Request
Retype nothing but the lines from the start of the material up to and including the line with "import pandas as pd". Pictures don't belong in the copy.

□ □ □ □ □

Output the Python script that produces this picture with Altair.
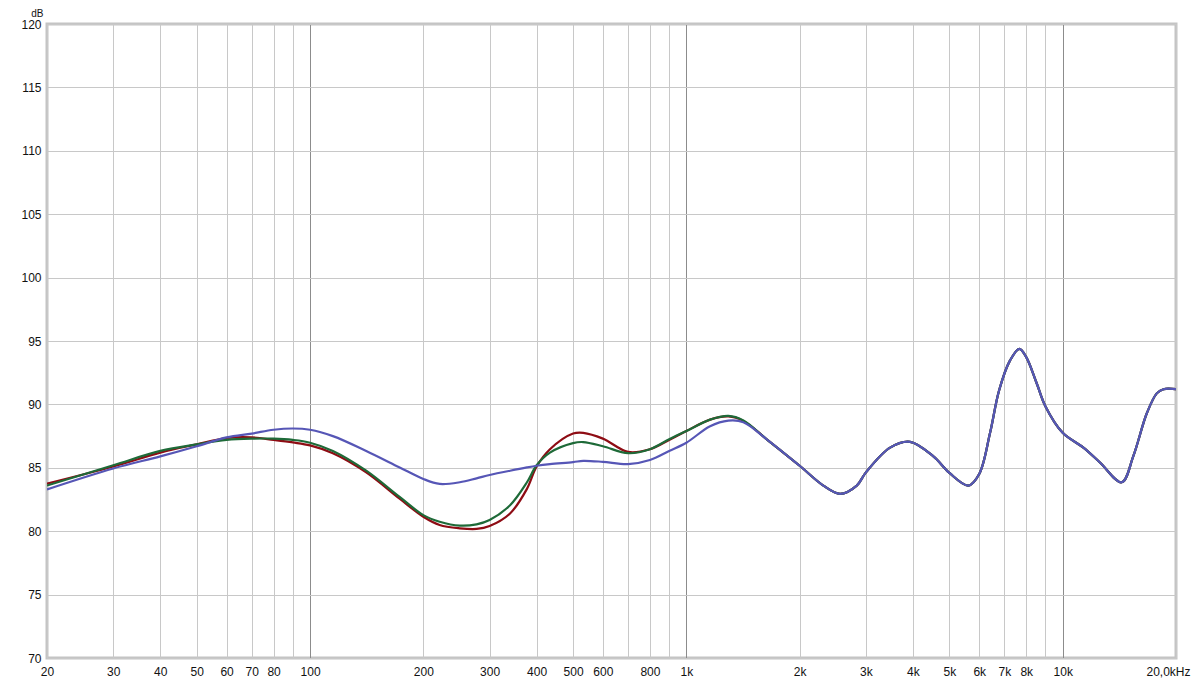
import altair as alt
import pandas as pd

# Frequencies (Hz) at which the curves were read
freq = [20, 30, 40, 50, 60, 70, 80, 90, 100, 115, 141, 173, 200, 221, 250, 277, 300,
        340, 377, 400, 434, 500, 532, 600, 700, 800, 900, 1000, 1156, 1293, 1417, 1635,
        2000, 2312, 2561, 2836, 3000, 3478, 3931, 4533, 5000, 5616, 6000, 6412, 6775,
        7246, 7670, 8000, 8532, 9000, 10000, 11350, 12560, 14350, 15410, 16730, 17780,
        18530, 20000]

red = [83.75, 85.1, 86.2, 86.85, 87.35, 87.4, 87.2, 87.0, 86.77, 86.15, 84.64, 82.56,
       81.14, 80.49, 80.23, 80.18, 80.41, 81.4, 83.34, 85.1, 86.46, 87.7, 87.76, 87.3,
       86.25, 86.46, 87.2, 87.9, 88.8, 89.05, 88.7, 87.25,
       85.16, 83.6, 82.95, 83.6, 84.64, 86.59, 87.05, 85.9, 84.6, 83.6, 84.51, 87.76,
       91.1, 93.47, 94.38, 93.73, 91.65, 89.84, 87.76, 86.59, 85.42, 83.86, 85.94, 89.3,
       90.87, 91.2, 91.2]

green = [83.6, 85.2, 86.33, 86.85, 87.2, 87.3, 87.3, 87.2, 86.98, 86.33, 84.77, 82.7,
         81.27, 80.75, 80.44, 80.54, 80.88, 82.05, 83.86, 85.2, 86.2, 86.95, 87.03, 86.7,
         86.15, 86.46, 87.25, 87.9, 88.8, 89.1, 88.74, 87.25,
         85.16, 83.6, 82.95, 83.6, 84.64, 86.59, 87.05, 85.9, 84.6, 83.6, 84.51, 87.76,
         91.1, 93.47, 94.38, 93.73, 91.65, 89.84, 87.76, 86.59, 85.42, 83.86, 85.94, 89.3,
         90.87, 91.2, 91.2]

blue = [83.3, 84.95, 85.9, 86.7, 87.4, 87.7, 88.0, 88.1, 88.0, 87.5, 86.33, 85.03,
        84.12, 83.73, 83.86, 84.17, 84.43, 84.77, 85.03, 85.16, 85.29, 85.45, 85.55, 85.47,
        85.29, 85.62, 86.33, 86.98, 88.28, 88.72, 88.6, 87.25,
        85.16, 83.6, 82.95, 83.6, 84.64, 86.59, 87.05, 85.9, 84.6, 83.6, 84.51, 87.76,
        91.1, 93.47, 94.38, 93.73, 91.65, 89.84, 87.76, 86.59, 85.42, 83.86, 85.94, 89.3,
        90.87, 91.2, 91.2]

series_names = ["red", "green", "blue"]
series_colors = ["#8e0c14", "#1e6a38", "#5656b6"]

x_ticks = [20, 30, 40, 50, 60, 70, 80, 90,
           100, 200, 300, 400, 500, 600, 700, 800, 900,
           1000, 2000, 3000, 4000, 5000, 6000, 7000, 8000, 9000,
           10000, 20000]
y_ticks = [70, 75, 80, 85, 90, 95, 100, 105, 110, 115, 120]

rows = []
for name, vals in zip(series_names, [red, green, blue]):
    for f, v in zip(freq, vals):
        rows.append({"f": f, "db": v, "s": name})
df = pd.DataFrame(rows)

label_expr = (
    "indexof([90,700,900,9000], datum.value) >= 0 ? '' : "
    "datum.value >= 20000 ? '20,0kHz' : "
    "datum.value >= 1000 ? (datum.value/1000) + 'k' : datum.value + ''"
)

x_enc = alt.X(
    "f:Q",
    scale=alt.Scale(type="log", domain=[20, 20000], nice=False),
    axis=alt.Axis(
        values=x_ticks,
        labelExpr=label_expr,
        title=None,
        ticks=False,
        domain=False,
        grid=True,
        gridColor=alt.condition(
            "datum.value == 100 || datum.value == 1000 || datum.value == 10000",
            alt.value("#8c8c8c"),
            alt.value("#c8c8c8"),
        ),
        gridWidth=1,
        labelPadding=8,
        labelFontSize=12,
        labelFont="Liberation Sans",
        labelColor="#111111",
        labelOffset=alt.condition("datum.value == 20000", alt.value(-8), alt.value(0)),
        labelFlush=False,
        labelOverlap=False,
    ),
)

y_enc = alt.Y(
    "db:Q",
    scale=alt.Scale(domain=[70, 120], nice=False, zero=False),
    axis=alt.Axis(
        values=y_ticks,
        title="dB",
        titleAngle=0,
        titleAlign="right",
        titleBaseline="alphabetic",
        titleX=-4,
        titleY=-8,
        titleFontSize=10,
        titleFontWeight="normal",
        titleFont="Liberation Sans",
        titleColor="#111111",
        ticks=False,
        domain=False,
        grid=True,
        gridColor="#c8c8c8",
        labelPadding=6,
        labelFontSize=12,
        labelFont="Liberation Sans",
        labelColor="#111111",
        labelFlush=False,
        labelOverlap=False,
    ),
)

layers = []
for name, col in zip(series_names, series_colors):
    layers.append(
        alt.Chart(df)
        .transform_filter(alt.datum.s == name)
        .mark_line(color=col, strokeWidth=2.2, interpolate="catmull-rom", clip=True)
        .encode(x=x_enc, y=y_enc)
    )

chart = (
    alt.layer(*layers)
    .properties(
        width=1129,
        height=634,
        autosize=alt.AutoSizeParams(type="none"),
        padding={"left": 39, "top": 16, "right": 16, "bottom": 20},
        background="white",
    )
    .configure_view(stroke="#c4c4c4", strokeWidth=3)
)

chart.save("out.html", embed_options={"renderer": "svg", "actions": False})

□ □ □ □ □

Finished answer
Output the Python script that produces this picture with Altair.
import altair as alt
import pandas as pd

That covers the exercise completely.